Information shown:
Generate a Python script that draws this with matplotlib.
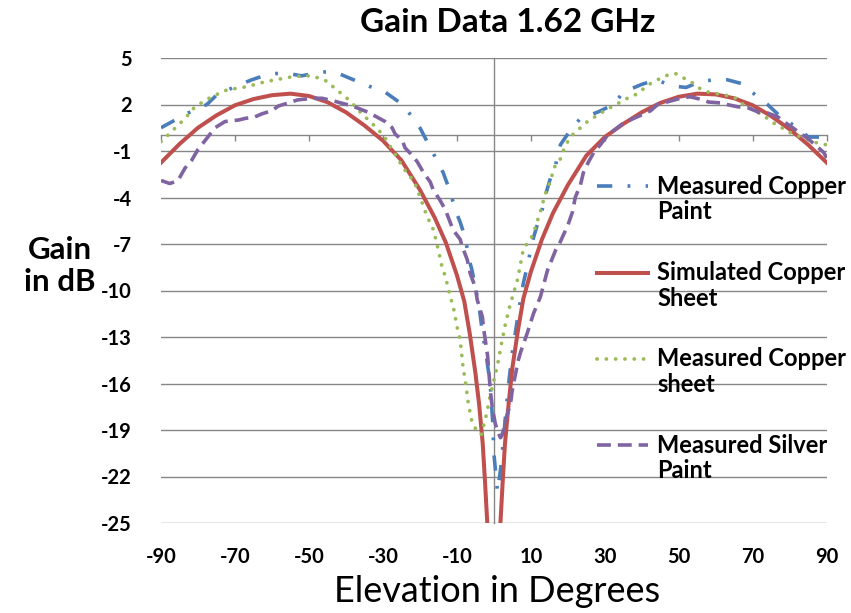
import numpy as np
import matplotlib
matplotlib.use("Agg")
import matplotlib.pyplot as plt
from matplotlib.legend_handler import HandlerLine2D

# ---------------- data ----------------
title = "Gain Data 1.62 GHz"
x_label = "Elevation in Degrees"
y_label = "Gain\nin dB"
x_ticks = [-90, -70, -50, -30, -10, 10, 30, 50, 70, 90]
y_ticks = [-25, -22, -19, -16, -13, -10, -7, -4, -1, 2, 5]

labels = ["Measured Copper\nPaint", "Simulated Copper\nSheet",
          "Measured Copper\nsheet", "Measured Silver\nPaint"]

x_cu_paint = [-90, -85.4, -82.7, -77.6, -75, -70, -65.4, -60.4, -55.6, -52, -46.5, -43,
              -38, -33.4, -29.4, -25.3, -22, -19.9, -17.7, -15.4, -13.7, -12, -10.4,
              -9.1, -7.7, -6.9, -5.9, -5, -4, -3.2, -2, -1, -0.3, 0, 1, 2, 3, 4, 5, 6.6,
              8, 9, 10.4, 11.7, 13, 13.4, 15.3, 16.7, 18, 20.7, 23.4, 28, 32.4, 35, 40,
              44, 48, 52, 56, 60, 63, 67, 70.8, 74, 77.6, 83, 85, 90]
y_cu_paint = [0.5, 1.1, 1.45, 2.0, 2.6, 3.15, 3.6, 4.0, 4.0, 3.85, 4.1, 4.1,
              3.6, 3.15, 2.8, 2.1, 1.2, 0.46, -0.55, -1.6, -2.4, -3.5, -4.8,
              -5.6, -6.6, -7.8, -8.7, -9.8, -11.0, -12.5, -14.3, -16.0, -18.5, -20.5, -23.0, -21.2, -18.5, -16.0, -14.0, -11.5,
              -9.5, -8.5, -6.85, -5.8, -4.9, -4.3, -2.75, -1.9, -0.6, 0.35, 1.1, 1.5, 2.0, 2.8, 3.3,
              3.6, 3.2, 3.1, 3.5, 3.6, 3.6, 3.35, 2.6, 2.0, 1.2, 0.35, -0.1, -0.1]

x_sim = [-90, -85, -80, -75, -70, -65, -60, -55, -50, -45, -40, -35, -30, -25, -20,
         -16, -13, -10, -8, -6.5, -5, -4, -3, -2.4, -1.8, -1, 0, 1, 1.8, 2.4, 3, 4, 5,
         6.5, 8, 10, 13, 16, 20, 25, 30, 35, 40, 45, 50, 55, 60, 65, 70, 75, 80, 85, 90]
y_sim = [-1.75, -0.55, 0.5, 1.3, 1.95, 2.35, 2.6, 2.7, 2.55, 2.15, 1.5, 0.65, -0.33, -1.6, -3.5,
         -5.3, -6.9, -9.0, -10.7, -12.8, -15.3, -17.3, -19.9, -22.3, -24.9, -29.0, -40.0, -29.0, -24.9,
         -22.3, -19.9, -17.3, -15.0, -12.6, -10.5, -8.8, -6.7, -5.0, -3.2, -1.3, -0.1, 0.75, 1.5,
         2.1, 2.5, 2.7, 2.65, 2.4, 1.95, 1.25, 0.4, -0.6, -1.75]

x_cu_sheet = [-90, -87.6, -85.8, -83.5, -80.8, -76.3, -72.2, -66.8, -61.8, -54.3, -49.2,
              -44.8, -42.9, -40.6, -38.8, -35.3, -33.4, -29.9, -27.1, -24.5, -21.5, -19.9,
              -18.1, -16.3, -15, -14, -13.1, -11.8, -11, -10, -9.1, -8.4, -7.5, -6.9, -5.9,
              -4.5, -3.4, -2, -1, 0, 1, 2, 3, 4.3, 5.3, 6.4, 7.2, 8, 9.9, 10.7, 12.6,
              13.4, 14.4, 15.3, 16.2, 18, 19.4, 21.2, 25.3, 28.8, 31.5, 36.1, 38.9, 41.6,
              44.3, 47, 49.1, 51.4, 53.7, 55.9, 58, 64.8, 67.6, 71.3, 74, 75.7, 80.4, 84,
              87.6, 90]
y_cu_sheet = [-0.4, 0.14, 0.57, 1.1, 1.86, 2.5, 2.94, 3.15, 3.47, 3.8, 3.86,
              3.47, 3.0, 2.6, 2.2, 1.3, 0.9, 0.03, -1.05, -2.1, -3.0, -4.0,
              -5.2, -6.1, -7.4, -8.5, -9.1, -10.4, -11.0, -12.3, -13.2, -14.8, -16.2, -17.3, -18.5,
              -19.1, -19.3, -18.0, -16.8, -15.8, -14.8, -13.5, -12.3, -11.0, -10.2, -9.3, -8.3, -7.3, -6.7, -6.3, -4.9,
              -4.2, -3.4, -3.0, -2.1, -1.5, -0.6, 0.03, 0.9, 1.43, 1.8, 2.4, 2.7, 3.25,
              3.6, 3.9, 4.0, 3.7, 3.4, 3.0, 2.8, 2.5, 1.97, 1.5, 1.1, 0.8, 0.15, -0.2,
              -0.5, -0.6]

x_ag_paint = [-90, -87.6, -85.4, -83.5, -81.7, -80, -78, -75.4, -72.7, -69, -67.3, -64.6,
              -62.7, -60, -58.3, -55.6, -53, -49, -46.4, -42.9, -40.6, -38.8, -36.1, -34,
              -31.3, -29.4, -27.5, -26.7, -24.8, -24, -22, -20.7, -19, -17.2, -16.4, -14.5,
              -13.1, -11, -9.1, -8.5, -7.2, -6.4, -5, -4.5, -3.1, -2.8, -1.7, -0.9, -0.4,
              0.4, 1.2, 1.8, 2.3, 3, 4.5, 5, 6.6, 7.2, 9.1, 10.7, 12.6, 14.5, 16.7, 17.5,
              20, 21.3, 22, 23.4, 24.2, 25.6, 27, 28.8, 30.7, 33.4, 35, 37.8, 39.7, 42.4,
              44.3, 50.5, 53, 56.6, 58, 61.3, 63, 66, 68.6, 71.6, 74, 76.8, 78.4, 80.8,
              84.9, 87.6, 89.2, 90]
y_ag_paint = [-2.9, -3.1, -2.9, -2.1, -1.6, -0.9, -0.3, 0.5, 0.9, 1.0, 1.1, 1.2,
              1.4, 1.6, 1.9, 2.1, 2.3, 2.4, 2.4, 2.2, 2.05, 1.95, 1.7, 1.5,
              1.15, 0.9, 0.5, 0.1, -0.3, -0.8, -1.3, -1.7, -2.4, -3.0, -3.5, -4.2,
              -4.8, -6.1, -6.7, -7.2, -8.0, -8.9, -9.8, -10.6, -11.7, -12.4, -14.2, -16.6, -17.6,
              -18.6, -19.2, -19.5, -19.3, -18.5, -17.3, -16.4, -14.5, -14.0, -12.7, -11.5, -10.4, -8.7, -7.4, -7.1,
              -5.8, -4.9, -4.0, -3.2, -2.4, -1.7, -1.1, -0.6, 0.0, 0.5, 0.8, 1.1, 1.3, 1.6,
              2.0, 2.4, 2.5, 2.3, 2.16, 2.1, 2.0, 1.85, 1.8, 1.5, 1.45, 1.2, 0.9, 0.5,
              -0.2, -0.75, -1.1, -1.45]

# ---------------- style ----------------
plt.rcParams['font.family'] = ['Lato', 'DejaVu Sans']
plt.rcParams['lines.scale_dashes'] = False
plt.rcParams['axes.unicode_minus'] = False

C_BLUE = '#4A7EBB'
C_RED = '#C0504D'
C_GREEN = '#9BBB59'
C_PURPLE = '#8064A2'
C_GRID = '#868686'

W, H = 851, 613
fig = plt.figure(figsize=(W / 100, H / 100), dpi=100)
L, R, T, B = 161, 826.7, 58, 523
ax = fig.add_axes([L / W, 1 - B / H, (R - L) / W, (B - T) / H])
ax.set_xlim(-90, 90)
ax.set_ylim(-25, 5)

ax.plot(x_cu_paint, y_cu_paint, color=C_BLUE, lw=2.6, dashes=(11, 11, 2, 11),
        label=labels[0], zorder=3)
ax.plot(x_sim, y_sim, color=C_RED, lw=2.9, label=labels[1], zorder=3,
        solid_joinstyle='round')
ax.plot(x_cu_sheet, y_cu_sheet, color=C_GREEN, lw=2.7, dashes=(0.1, 6.6),
        dash_capstyle='round', label=labels[2], zorder=3)
ax.plot(x_ag_paint, y_ag_paint, color=C_PURPLE, lw=2.6, dashes=(10, 5),
        label=labels[3], zorder=3)

# horizontal gridlines
ax.set_yticks(y_ticks)
ax.yaxis.grid(True, color=C_GRID, lw=1.0)
ax.set_xticks(x_ticks)
for s in ax.spines.values():
    s.set_visible(False)
ax.tick_params(axis='both', length=0, labelsize=14.5)
ax.tick_params(axis='y', pad=21)
ax.tick_params(axis='x', pad=17)
for lab in ax.get_xticklabels() + ax.get_yticklabels():
    lab.set_fontweight('bold')

# x axis line crossing at y = 0 with tick marks
sx = ax.secondary_xaxis(25 / 30)
sx.set_alignment('bottom')
sx.set_xticks(x_ticks)
sx.tick_params(direction='out', length=4, width=1.0, color=C_GRID,
               labelbottom=False, labeltop=False)
sx.spines['bottom'].set_color(C_GRID)
sx.spines['bottom'].set_linewidth(1.0)
sx.set_zorder(1)

# y axis line crossing at x = 0
sy = ax.secondary_yaxis(0.5)
sy.set_alignment('left')
sy.set_yticks([])
sy.spines['left'].set_color(C_GRID)
sy.spines['left'].set_linewidth(1.0)
sy.set_zorder(1)


class FirstLineHandler(HandlerLine2D):
    def create_artists(self, legend, orig_handle, xdescent, ydescent, width,
                       height, fontsize, trans):
        arts = super().create_artists(legend, orig_handle, xdescent, ydescent,
                                      width, height, fontsize, trans)
        for a in arts:
            a.set_ydata(np.asarray(a.get_ydata(), dtype=float) + 0.6 * fontsize)
        return arts


leg = ax.legend(loc='upper left', bbox_to_anchor=((597 - L) / (R - L), 1 - (175 - T) / (B - T)),
                frameon=False, borderpad=0, borderaxespad=0, handlelength=2.15,
                handletextpad=0.4, labelspacing=1.6,
                prop={'weight': 'bold', 'size': 17},
                handler_map={matplotlib.lines.Line2D: FirstLineHandler()})
for t in leg.get_texts():
    t.set_linespacing(1.13)

fig.text(508 / W, 1 - 22 / H, title, ha='center', va='center', fontsize=24,
         fontweight='bold')
fig.text(60 / W, 1 - 266 / H, y_label, ha='center', va='center', fontsize=22.5,
         fontweight='bold', multialignment='center', linespacing=1.17)
fig.text(497 / W, 1 - 592 / H, x_label, ha='center', va='center', fontsize=26)

fig.savefig('out.png', dpi=100)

What needs to be done: Starting at the top of the listing above, reproduce each line up to and including the one with "from matplotlib.legend_handler import"; omit the pictures.

Full solution:
Generate a Python script that draws this with matplotlib.
import numpy as np
import matplotlib
matplotlib.use("Agg")
import matplotlib.pyplot as plt
from matplotlib.legend_handler import HandlerLine2D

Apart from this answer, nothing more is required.